Namun kini, terus terang saya lega, Bapak Presiden. Cecunguk-cecunguk getir dikejar KPK. Gagal memaksakan bajunya. Adapun baju berkotak-kotak Bapak ganti dengan baju putih, bebas noda: tepat sekali pilihan itu! Soal busana resmi, ketika saya melihat Bapak berbaju batik, duduk santai di rindang pohon besar Istana Negara, saya memperhatikan gayanya: potongannya pas, warnanya pas, dan, penting sekali, kantongnya terlalu kecil untuk disisipkan apa pun selain ballpoint—karena Bapak terus bekerja.

Ketika masih di bawah pohon itu, Bapak Presiden menjelaskan betapa kaget menyaksikan bahwa harga bensin di Papua bisa 10 kali lebih mahal daripada di Jawa, saya seperti melihat seorang manusia sejati nan elegan yang tidak lagi membicarakan bensin saja, tetapi penyamarataan di dalam bidang ekonomi, pendidikan, kesehatan. Pendeknya, keadilan sosial.

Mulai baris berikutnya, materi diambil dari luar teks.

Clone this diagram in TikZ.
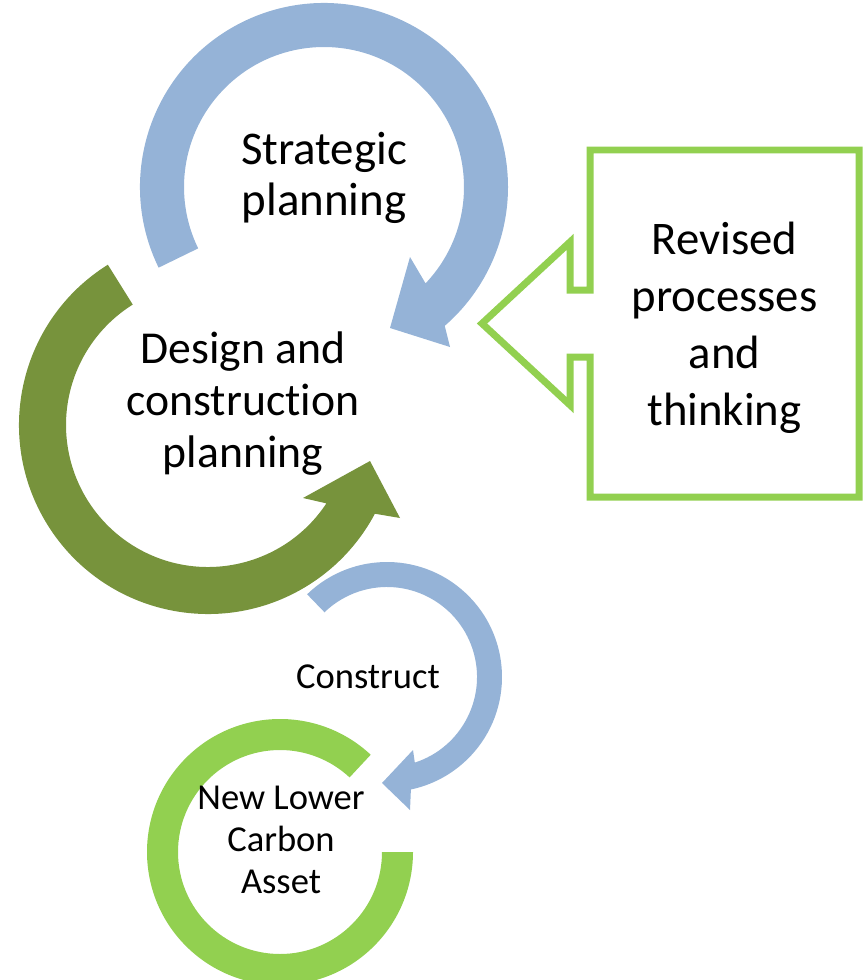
\documentclass[tikz,border=0pt]{standalone}
\usepackage{fontspec}
\setmainfont[Ligatures=NoCommon]{Carlito}
\usepackage{xcolor}

\definecolor{planblue}{RGB}{149,179,215}
\definecolor{designgreen}{RGB}{119,147,60}
\definecolor{assetgreen}{RGB}{146,208,80}

\begin{document}
\begin{tikzpicture}[
    x=0.02cm, y=0.02cm,
    lbl/.style     = {align=center, inner sep=0pt, text=black},
    bigtxt/.style  = {font=\fontsize{26.7}{29}\selectfont},
    smalltxt/.style = {font=\fontsize{20.8}{23.9}\selectfont},
    callout/.style = {draw=assetgreen, line width=0.14cm, fill=white},
]
    \useasboundingbox (0,0) rectangle (866,-980);

    % ── Arc centres ──
    \coordinate (cs) at (324,-187);
    \coordinate (cd) at (208,-425);
    \coordinate (cc) at (387,-677);
    \coordinate (ca) at (280,-852);

    % ── Strategic planning (blue, clockwise) ──
    \fill[planblue] ([shift={(cs)}]206:184) arc[start angle=206, end angle=-49, radius=184]
        -- (450,-347) -- (390,-328) -- (410,-257)
        -- ([shift={(cs)}]-43.5:140) arc[start angle=-43.5, end angle=206, radius=140] -- cycle;

    % ── Design and construction planning (olive, anticlockwise) ──
    \fill[designgreen] ([shift={(cd)}]122:189) arc[start angle=122, end angle=332, radius=189]
        -- (400,-518) -- (370,-461) -- (303,-498)
        -- ([shift={(cd)}]326.5:142) arc[start angle=326.5, end angle=122, radius=142] -- cycle;

    % ── Construct (blue, clockwise) ──
    \fill[planblue] ([shift={(cc)}]134:115) arc[start angle=134, end angle=-78, radius=115]
        -- (410,-810) -- (382,-783) -- (413,-750)
        -- ([shift={(cc)}]-72:90) arc[start angle=-72, end angle=134, radius=90] -- cycle;

    % ── New asset (green ring) ──
    \fill[assetgreen] ([shift={(ca)}]47:133) arc[start angle=47, end angle=360, radius=133]
        -- ([shift={(ca)}]0:102) arc[start angle=360, end angle=47, radius=102] -- cycle;

    % ── Feedback callout ──
    \draw[callout] (590,-150) -- (859,-150) -- (859,-497) -- (590,-497) -- (590,-357)
        -- (570,-357) -- (570,-405) -- (482,-323.5) -- (570,-242) -- (570,-290)
        -- (590,-290) -- cycle;

    % ── Labels ──
    \node[lbl, bigtxt] (strategic) at (324,-178) {Strategic\\planning};
    \node[lbl, font=\fontsize{26}{29.6}\selectfont] (design) at (243,-404) {Design and\\construction\\planning};
    \node[lbl, font=\fontsize{26.6}{32.4}\selectfont] (revised) at (724.5,-328) {Revised\\processes\\and\\thinking};
    \node[lbl, smalltxt] (construct) at (368,-677) {Construct};
    \node[lbl, smalltxt] (asset) at (281,-840) {New Lower\\Carbon\\Asset};

\end{tikzpicture}
\end{document}
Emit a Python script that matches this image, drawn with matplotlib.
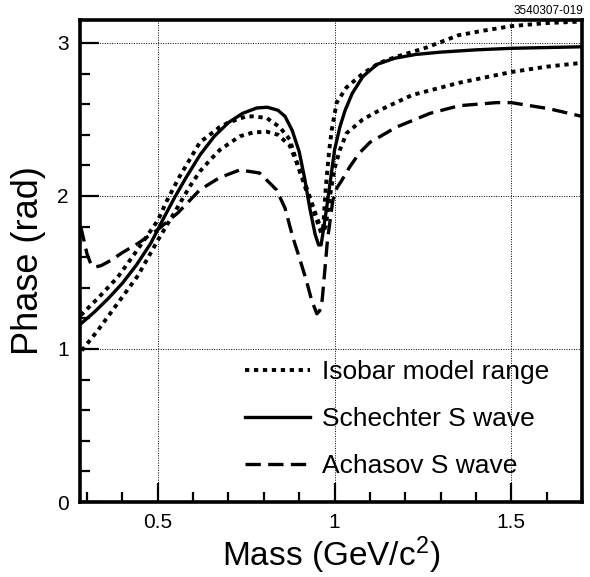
import matplotlib
matplotlib.use("Agg")
import matplotlib.pyplot as plt
from matplotlib.ticker import MultipleLocator, FixedLocator, FixedFormatter

plt.rcParams['font.family'] = ['Liberation Sans', 'DejaVu Sans']
plt.rcParams['mathtext.default'] = 'regular'

# --- data ---
schechter_x = [0.285, 0.32, 0.36, 0.40, 0.44, 0.48, 0.50, 0.52, 0.55, 0.58, 0.62, 0.66, 0.70, 0.74, 0.78,
               0.81, 0.84, 0.86, 0.88, 0.90, 0.915, 0.93, 0.945, 0.955, 0.962, 0.97, 0.98, 0.99, 1.0,
               1.015, 1.03, 1.05, 1.08, 1.12, 1.17, 1.23, 1.3, 1.4, 1.5, 1.6, 1.7]
schechter_y = [1.17, 1.24, 1.33, 1.43, 1.55, 1.69, 1.78, 1.87, 2.00, 2.12, 2.27, 2.39, 2.48, 2.54, 2.575,
               2.58, 2.56, 2.52, 2.43, 2.29, 2.12, 1.92, 1.75, 1.68, 1.68, 1.80, 1.96, 2.13, 2.30,
               2.45, 2.56, 2.67, 2.78, 2.86, 2.90, 2.925, 2.94, 2.955, 2.965, 2.97, 2.975]

iso_hi_x = [0.282, 0.33, 0.387, 0.44, 0.50, 0.526, 0.56, 0.619, 0.675, 0.70, 0.75, 0.77, 0.808, 0.845,
            0.873, 0.90, 0.93, 0.95, 0.962, 0.968, 0.975, 0.985, 0.992, 1.006, 1.034, 1.08, 1.127,
            1.175, 1.26, 1.35, 1.42, 1.5, 1.6, 1.7]
iso_hi_y = [1.22, 1.33, 1.47, 1.64, 1.84, 1.97, 2.12, 2.35, 2.45, 2.48, 2.52, 2.52, 2.51, 2.45,
            2.37, 2.17, 1.97, 1.84, 1.76, 1.80, 2.05, 2.30, 2.43, 2.61, 2.71, 2.80, 2.87,
            2.91, 2.97, 3.05, 3.08, 3.11, 3.13, 3.14]

iso_lo_x = [0.285, 0.33, 0.387, 0.444, 0.50, 0.557, 0.59, 0.619, 0.65, 0.675, 0.70, 0.732, 0.77, 0.808,
            0.84, 0.873, 0.90, 0.92, 0.95, 0.966, 0.975, 0.985, 1.0, 1.015, 1.034, 1.08, 1.127, 1.22,
            1.353, 1.5, 1.6, 1.7]
iso_lo_y = [0.99, 1.12, 1.30, 1.48, 1.71, 1.93, 2.06, 2.16, 2.24, 2.30, 2.34, 2.39, 2.415, 2.42,
            2.40, 2.33, 2.18, 2.06, 1.86, 1.76, 1.80, 1.97, 2.18, 2.30, 2.41, 2.50, 2.56, 2.66,
            2.74, 2.81, 2.845, 2.87]

achasov_x = [0.282, 0.29, 0.30, 0.31, 0.322, 0.34, 0.368, 0.40, 0.444, 0.50, 0.557, 0.619, 0.675, 0.732,
             0.788, 0.836, 0.86, 0.882, 0.90, 0.92, 0.935, 0.95, 0.958, 0.965, 0.972, 0.98, 0.995,
             1.006, 1.02, 1.043, 1.07, 1.1, 1.175, 1.27, 1.353, 1.458, 1.5, 1.607, 1.7]
achasov_y = [1.80, 1.72, 1.62, 1.56, 1.535, 1.545, 1.58, 1.63, 1.69, 1.78, 1.89, 2.04, 2.12, 2.17,
             2.15, 2.04, 1.92, 1.73, 1.60, 1.45, 1.32, 1.23, 1.25, 1.32, 1.50, 1.71, 1.97,
             2.05, 2.10, 2.19, 2.28, 2.35, 2.45, 2.54, 2.59, 2.61, 2.61, 2.57, 2.52]

x_ticks = [0.5, 1.0, 1.5]
x_tick_labels = ['0.5', '1', '1.5']
y_ticks = [0, 1, 2, 3]
y_tick_labels = ['0', '1', '2', '3']

labels = ['Isobar model range', 'Schechter S wave', 'Achasov S wave']

# --- figure ---
fig = plt.figure(figsize=(5.9, 5.77), dpi=100)
ax = fig.add_axes([80/590, 75/577, 502/590, 482/577])

lw = 2.4
dot = (0, (1.1, 1.2))
dash = (0, (4.6, 2.2))
l1, = ax.plot(iso_hi_x, iso_hi_y, color='black', lw=2.8, linestyle=dot, label=labels[0])
ax.plot(iso_lo_x, iso_lo_y, color='black', lw=2.8, linestyle=dot)
l2, = ax.plot(schechter_x, schechter_y, color='black', lw=lw, linestyle='-', label=labels[1])
l3, = ax.plot(achasov_x, achasov_y, color='black', lw=lw, linestyle=dash, label=labels[2])

ax.set_xlim(0.28, 1.7)
ax.set_ylim(0, 3.15)

ax.xaxis.set_major_locator(FixedLocator(x_ticks))
ax.xaxis.set_major_formatter(FixedFormatter(x_tick_labels))
ax.xaxis.set_minor_locator(MultipleLocator(0.1))
ax.yaxis.set_major_locator(FixedLocator(y_ticks))
ax.yaxis.set_major_formatter(FixedFormatter(y_tick_labels))
ax.yaxis.set_minor_locator(MultipleLocator(0.2))

ax.tick_params(which='both', direction='in', top=False, right=False, width=1.6,
               labelsize=15, colors='black')
ax.tick_params(which='major', length=14, pad=8)
ax.tick_params(which='minor', length=7)

for s in ax.spines.values():
    s.set_linewidth(2.6)

ax.grid(True, which='major', linestyle=(0, (1, 1.5)), color='black', linewidth=0.7)

ax.set_xlabel('Mass (GeV/c$^2$)', fontsize=24, labelpad=2)
ax.set_ylabel('Phase (rad)', fontsize=26, labelpad=8)

leg = ax.legend(handles=[l1, l2, l3], loc='center left', bbox_to_anchor=(0.329, 0.172),
                frameon=False, fontsize=19, handlelength=2.46, handletextpad=0.45,
                labelspacing=0.86, borderpad=0, borderaxespad=0)

fig.text(0.988, 0.992, '3540307-019', ha='right', va='top', fontsize=8.5)

fig.savefig('out.png', dpi=100)
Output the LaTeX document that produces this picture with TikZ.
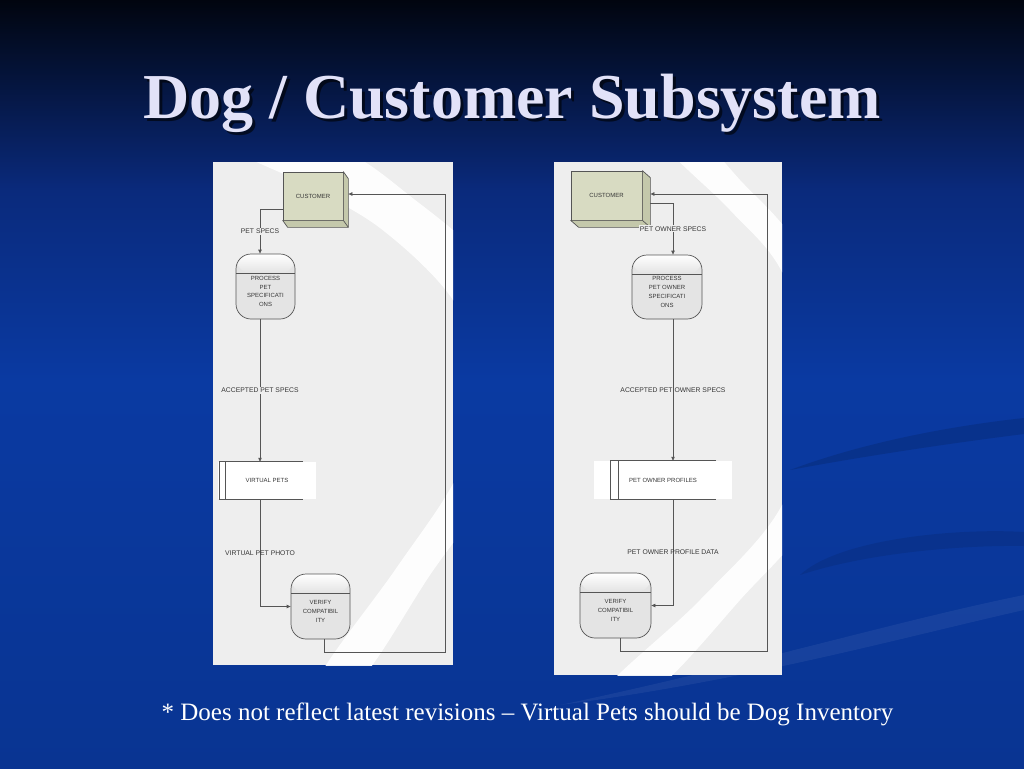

Semoga di lembah-lembah tanah Papua, mereka semua mendengar bukan hanya kata-kata Bapak, melainkan juga suara batinnya. Kala itu, saya juga senang melihat cara Bapak menyadari peran kebudayaan untuk menangkal wacana aneh dari mereka yang menganggap sebagai musuh orang yang mempunyai keyakinan yang berbeda. Syukurlah, Bapak Presiden tetap berbatik ria.